At the municipal level, though, it has been a different story. The PBO report found that Canada’s five biggest municipalities (Toronto, Montreal, Calgary, Ottawa and Edmonton) have collectively spent about $1-billion more on capital investments than what was expected prior to the federal plan. The municipalities have also increased their spending per dollar of federal-government contribution – unlike the provinces, which have lowered their spending relative to the federal contribution.

(Before you ask, Greater Vancouver has the country’s third-biggest metropolitan population, but the actual City of Vancouver proper is only Canada’s eighth-biggest municipality, hence its absence from this list.)

The differing trends between the provinces and the municipalities helps explain why Ottawa announced, in last month’s budget, that it would deliver what it called a one-time, $2.2-billion “top-up” to municipal transfers in the current year, to fund short-term infrastructure needs. Not only does it reward the cities for stepping up to the spirit of the federal infrastructure program by expanding investment, but it’s clear that the cities have been the more efficient route to putting the federal government’s largesse to work.

The PBO’s analysis suggests that Ottawa might want to rethink how it delivers its infrastructure funding to the provinces to get more of the desired economic bang from the program – and, indeed, the municipal top-up implies that it might be thinking along those lines. But Finance Minister Bill Morneau isn’t willing to go that far – yet.

“What you shouldn’t do is take this [top-up] as a conclusion on how we will go forward,” he said in a news conference after a postbudget speech last month. “But it’s an important way for us to move forward now on getting some projects that have been stalled going.”

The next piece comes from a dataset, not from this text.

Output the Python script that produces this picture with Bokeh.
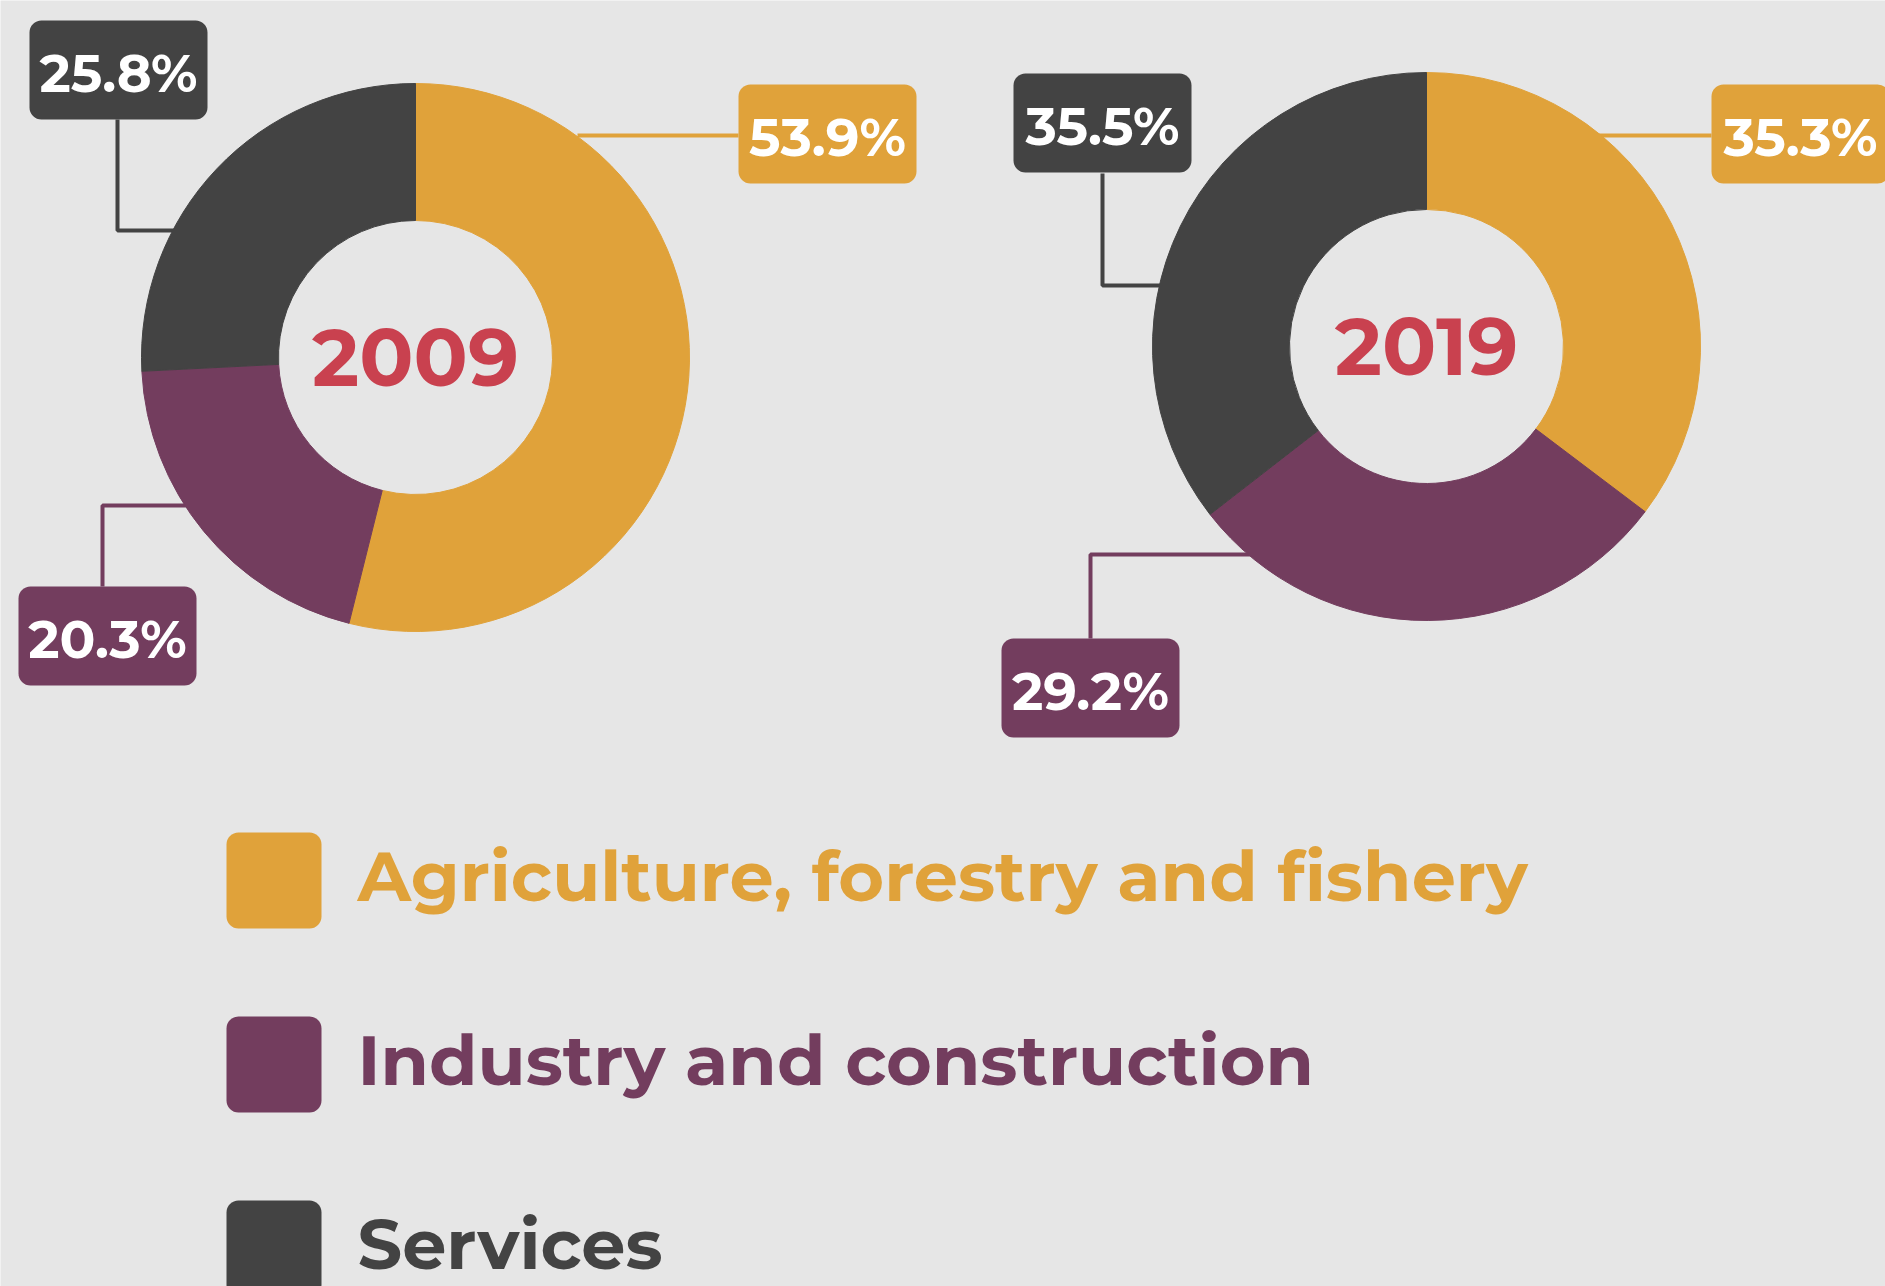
import math
from bokeh.plotting import figure
from bokeh.models import Range1d
from bokeh.core.properties import value
from bokeh.embed import file_html
from bokeh.resources import INLINE

# ---- data ----
categories = ["Agriculture, forestry and fishery", "Industry and construction", "Services"]
colors = ["#E0A23A", "#733D5E", "#434343"]
years = ["2009", "2019"]
shares_2009 = [53.9, 20.3, 25.8]
shares_2019 = [35.3, 29.2, 35.5]
labels_2009 = ["53.9%", "20.3%", "25.8%"]
labels_2019 = ["35.3%", "29.2%", "35.5%"]

BG = "#E6E6E6"
RED = "#C9414F"
FONT = "Montserrat, Open Sans"
W, H = 1885, 1286

def Y(yimg):
    return H - yimg

p = figure(width=W, height=H, output_backend="svg", toolbar_location=None,
           x_range=Range1d(0, W), y_range=Range1d(0, H),
           min_border=0, background_fill_color=BG, border_fill_color=BG,
           outline_line_color=None)
p.axis.visible = False
p.grid.visible = False

R_OUT, R_IN = 274, 137
donuts = [
    dict(year=years[0], shares=shares_2009, labels=labels_2009, cx=415, cy=357,
         boxes=[(738, 84), (18, 586), (29, 20)],
         lines=[([577, 738], [135, 135]),
                ([102, 102, 220], [586, 505, 505]),
                ([117, 117, 200], [119, 230, 230])]),
    dict(year=years[1], shares=shares_2019, labels=labels_2019, cx=1426, cy=346,
         boxes=[(1711, 84), (1001, 638), (1013, 73)],
         lines=[([1580, 1711], [135, 135]),
                ([1090, 1090, 1260], [638, 554, 554]),
                ([1102, 1102, 1180], [173, 285, 285])]),
]
BW, BH = 178, 99

for d in donuts:
    # connectors first (hidden under the ring)
    for (xs, ys), c in zip(d["lines"], colors):
        p.line(xs, [Y(v) for v in ys], line_color=c, line_width=4)
    total = sum(d["shares"])
    cum = 0.0
    for s, c in zip(d["shares"], colors):
        a0 = math.pi / 2 - 2 * math.pi * cum / total
        cum += s
        a1 = math.pi / 2 - 2 * math.pi * cum / total
        p.annular_wedge(x=d["cx"], y=Y(d["cy"]), inner_radius=R_IN, outer_radius=R_OUT,
                        start_angle=a0, end_angle=a1, direction="clock",
                        fill_color=c, line_color=c, line_width=1)
    p.text(x=[d["cx"]], y=[Y(d["cy"])], text=[d["year"]], text_color=RED,
           text_font=value(FONT), text_font_style="bold", text_font_size="80px",
           text_align="center", text_baseline="middle")
    for (bx, by), lab, c in zip(d["boxes"], d["labels"], colors):
        p.quad(left=bx, right=bx + BW, top=Y(by), bottom=Y(by + BH),
               fill_color=c, line_color=None, border_radius=12)
        p.text(x=[bx + BW / 2], y=[Y(by + BH / 2 + 3)], text=[lab], text_color="white",
               text_font=value(FONT), text_font_style="bold", text_font_size="53px",
               text_align="center", text_baseline="middle")

# legend
leg_y = [880, 1064, 1248]
for cat, c, ly in zip(categories, colors, leg_y):
    p.quad(left=226, right=321, top=Y(ly - 48), bottom=Y(ly + 48),
           fill_color=c, line_color=None, border_radius=12)
    p.text(x=[357], y=[Y(ly - 5)], text=[cat], text_color=c,
           text_font=value(FONT), text_font_style="bold", text_font_size="70px",
           text_align="left", text_baseline="middle")

html = file_html(p, INLINE)
open("out.html", "w").write(html)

Nevertheless, it’s a shot across the bow for provincial governments. As, too, will be the acceleration in the next year of the Canada Infrastructure Bank, through which the government will partner with private-sector money to fund projects. If the provinces won’t use Ottawa’s increased infrastructure funding as a means to get more money into capital investment in their jurisdictions, Ottawa will look to someone who will.